TEHRAN -- Britain's foreign secretary urged Iran Monday to cooperate with the international community and allow more thorough inspections of its nuclear facilities to dispel suspicions that they could be used to develop nuclear weapons.
Foreign Secretary Jack Straw, speaking at a news conference during his brief visit, said Iran must "unconditionally and quickly" sign an additional protocol to the Nuclear Nonproliferation Treaty that would permit unfettered inspections of its nuclear sites.
Straw, meeting with President Mohammad Khatami and other Iranian officials, tied to the signing of such a protocol the fate of a European Union trade pact, as well as the end of economic sanctions.
"If there is no signature, confidence will not be improved and the international community will be profoundly reluctant to lift the sanctions," he said.
Iran's leaders did not agree during Straw's visit to sign the protocol. Instead, Hassan Rowhani, head of the Supreme National Security Council, told Straw that Iran would invite the head of the U.N. nuclear watchdog agency, the International Atomic Energy Agency, to return to Iran to clear up "technical problems" over international inspections, according to the official Iranian news agency.

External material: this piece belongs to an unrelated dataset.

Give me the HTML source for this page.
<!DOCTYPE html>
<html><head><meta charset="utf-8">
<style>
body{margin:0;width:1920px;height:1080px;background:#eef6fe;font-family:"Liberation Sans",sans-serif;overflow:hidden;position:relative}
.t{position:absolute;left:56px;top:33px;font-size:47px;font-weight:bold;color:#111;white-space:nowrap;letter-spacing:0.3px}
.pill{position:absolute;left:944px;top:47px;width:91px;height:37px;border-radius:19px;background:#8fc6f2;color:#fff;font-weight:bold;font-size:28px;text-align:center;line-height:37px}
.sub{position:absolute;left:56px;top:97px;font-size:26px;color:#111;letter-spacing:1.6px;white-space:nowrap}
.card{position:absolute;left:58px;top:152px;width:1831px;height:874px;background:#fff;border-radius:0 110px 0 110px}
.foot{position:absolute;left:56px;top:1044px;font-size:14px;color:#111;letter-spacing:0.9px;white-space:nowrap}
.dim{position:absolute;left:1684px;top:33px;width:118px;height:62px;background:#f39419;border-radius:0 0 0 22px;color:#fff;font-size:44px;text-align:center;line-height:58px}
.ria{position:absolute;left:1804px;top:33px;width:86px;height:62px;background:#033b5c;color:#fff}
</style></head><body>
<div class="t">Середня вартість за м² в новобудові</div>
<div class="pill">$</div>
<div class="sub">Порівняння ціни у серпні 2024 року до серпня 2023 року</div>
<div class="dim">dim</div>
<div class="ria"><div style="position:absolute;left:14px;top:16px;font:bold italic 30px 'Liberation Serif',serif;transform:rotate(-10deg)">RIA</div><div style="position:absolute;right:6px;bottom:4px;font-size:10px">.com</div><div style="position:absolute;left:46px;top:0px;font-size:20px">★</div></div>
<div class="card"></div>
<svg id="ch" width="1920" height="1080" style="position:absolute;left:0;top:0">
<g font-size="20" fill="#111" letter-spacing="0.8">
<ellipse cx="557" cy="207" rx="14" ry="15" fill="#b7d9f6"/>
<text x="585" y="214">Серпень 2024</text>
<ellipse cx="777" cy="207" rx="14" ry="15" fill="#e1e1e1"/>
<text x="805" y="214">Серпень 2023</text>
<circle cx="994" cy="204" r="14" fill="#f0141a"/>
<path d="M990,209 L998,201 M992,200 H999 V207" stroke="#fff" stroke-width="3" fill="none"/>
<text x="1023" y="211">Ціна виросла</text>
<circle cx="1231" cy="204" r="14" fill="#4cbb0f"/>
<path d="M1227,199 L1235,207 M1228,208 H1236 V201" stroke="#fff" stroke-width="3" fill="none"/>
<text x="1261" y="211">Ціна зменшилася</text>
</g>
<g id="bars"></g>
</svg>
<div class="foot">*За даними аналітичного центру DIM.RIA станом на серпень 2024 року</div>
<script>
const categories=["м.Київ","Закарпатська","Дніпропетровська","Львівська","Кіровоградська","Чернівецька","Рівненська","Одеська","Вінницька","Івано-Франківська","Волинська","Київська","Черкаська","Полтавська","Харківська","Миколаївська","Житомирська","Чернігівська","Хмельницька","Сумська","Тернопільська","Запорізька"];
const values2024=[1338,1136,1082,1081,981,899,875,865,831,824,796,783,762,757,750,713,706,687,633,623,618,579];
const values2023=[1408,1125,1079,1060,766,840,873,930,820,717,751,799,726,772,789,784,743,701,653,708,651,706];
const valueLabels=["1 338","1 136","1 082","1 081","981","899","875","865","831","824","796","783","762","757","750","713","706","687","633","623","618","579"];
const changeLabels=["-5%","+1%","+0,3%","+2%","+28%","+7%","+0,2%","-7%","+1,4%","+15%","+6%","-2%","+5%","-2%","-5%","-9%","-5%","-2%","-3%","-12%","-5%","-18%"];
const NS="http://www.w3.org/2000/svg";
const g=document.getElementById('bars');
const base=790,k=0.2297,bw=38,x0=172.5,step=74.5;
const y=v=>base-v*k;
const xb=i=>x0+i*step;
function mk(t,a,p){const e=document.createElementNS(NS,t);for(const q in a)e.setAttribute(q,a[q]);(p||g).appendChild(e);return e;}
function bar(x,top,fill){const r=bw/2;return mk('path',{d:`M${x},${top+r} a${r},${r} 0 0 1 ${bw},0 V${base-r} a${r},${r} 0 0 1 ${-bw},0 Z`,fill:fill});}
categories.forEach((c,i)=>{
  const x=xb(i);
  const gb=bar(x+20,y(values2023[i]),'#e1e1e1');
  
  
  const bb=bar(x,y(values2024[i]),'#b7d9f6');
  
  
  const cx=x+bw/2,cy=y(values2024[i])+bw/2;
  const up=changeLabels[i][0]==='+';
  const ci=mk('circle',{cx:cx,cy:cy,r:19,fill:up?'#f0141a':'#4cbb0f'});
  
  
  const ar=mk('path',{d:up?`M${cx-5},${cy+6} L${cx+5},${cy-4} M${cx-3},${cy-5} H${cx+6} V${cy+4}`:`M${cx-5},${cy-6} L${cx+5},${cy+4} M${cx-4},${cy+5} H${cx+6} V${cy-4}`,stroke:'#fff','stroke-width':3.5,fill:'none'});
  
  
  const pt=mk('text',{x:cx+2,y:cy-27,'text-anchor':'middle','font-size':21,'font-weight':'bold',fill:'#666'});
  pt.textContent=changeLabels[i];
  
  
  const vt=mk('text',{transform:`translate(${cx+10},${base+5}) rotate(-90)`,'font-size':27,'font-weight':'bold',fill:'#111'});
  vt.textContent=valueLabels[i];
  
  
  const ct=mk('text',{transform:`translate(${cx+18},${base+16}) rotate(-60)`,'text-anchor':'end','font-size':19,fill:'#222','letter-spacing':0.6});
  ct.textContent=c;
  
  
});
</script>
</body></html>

Washington has alleged Iran's civilian energy program is a cover for an effort to produce nuclear weapons. The discovery of several previously undisclosed nuclear facilities last summer has fueled that suspicion and helped Washington to press its concerns on Europe and Russia.
After an IAEA team visited some of those sites, it reported in June that Iran had imported and processed nuclear material without notifying the commission.
The Bush administration has said that it considers a nuclear-armed Iran unacceptable, and that the IAEA's ability to monitor nuclear activities is compromised by Iran's unwillingness to sign the additional protocol.
Iran, despite growing criticism from the international community, has remained officially reluctant to permit full inspections. It also contends that the West is ignoring a portion of the nonproliferation treaty that grants signatories the right to pursue atomic energy for civilian purposes and obliges nuclear states to assist them in doing so.
Senior officials here say that they already allow adequate inspections of the country's nuclear program. But they appear ready to use the protocol as a bargaining chip for concessions on trade and other issues.